## Challenge
Quote the whole listing verbatim.

....................

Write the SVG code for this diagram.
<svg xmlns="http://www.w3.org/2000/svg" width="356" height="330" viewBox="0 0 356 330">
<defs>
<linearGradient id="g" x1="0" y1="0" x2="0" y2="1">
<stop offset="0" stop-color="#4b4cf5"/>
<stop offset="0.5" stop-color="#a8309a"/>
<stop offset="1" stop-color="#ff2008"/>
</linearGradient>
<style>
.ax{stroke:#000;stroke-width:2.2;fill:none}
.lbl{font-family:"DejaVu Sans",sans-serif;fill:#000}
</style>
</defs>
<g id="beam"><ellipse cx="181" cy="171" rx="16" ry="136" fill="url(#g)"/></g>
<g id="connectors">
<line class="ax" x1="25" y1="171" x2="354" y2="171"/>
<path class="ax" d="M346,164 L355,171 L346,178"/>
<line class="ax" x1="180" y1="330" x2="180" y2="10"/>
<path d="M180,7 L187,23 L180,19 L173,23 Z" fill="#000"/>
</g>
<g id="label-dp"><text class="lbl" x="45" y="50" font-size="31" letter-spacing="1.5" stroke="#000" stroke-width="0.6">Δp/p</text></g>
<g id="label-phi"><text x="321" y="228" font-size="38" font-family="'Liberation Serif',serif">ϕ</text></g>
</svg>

....................

## Expected answer
Write the SVG code for this diagram.
<svg xmlns="http://www.w3.org/2000/svg" width="356" height="330" viewBox="0 0 356 330">
<defs>
<linearGradient id="g" x1="0" y1="0" x2="0" y2="1">
<stop offset="0" stop-color="#4b4cf5"/>
<stop offset="0.5" stop-color="#a8309a"/>
<stop offset="1" stop-color="#ff2008"/>
</linearGradient>
<style>
.ax{stroke:#000;stroke-width:2.2;fill:none}
.lbl{font-family:"DejaVu Sans",sans-serif;fill:#000}
</style>
</defs>
<g id="beam"><ellipse cx="181" cy="171" rx="16" ry="136" fill="url(#g)"/></g>
<g id="connectors">
<line class="ax" x1="25" y1="171" x2="354" y2="171"/>
<path class="ax" d="M346,164 L355,171 L346,178"/>
<line class="ax" x1="180" y1="330" x2="180" y2="10"/>
<path d="M180,7 L187,23 L180,19 L173,23 Z" fill="#000"/>
</g>
<g id="label-dp"><text class="lbl" x="45" y="50" font-size="31" letter-spacing="1.5" stroke="#000" stroke-width="0.6">Δp/p</text></g>
<g id="label-phi"><text x="321" y="228" font-size="38" font-family="'Liberation Serif',serif">ϕ</text></g>
</svg>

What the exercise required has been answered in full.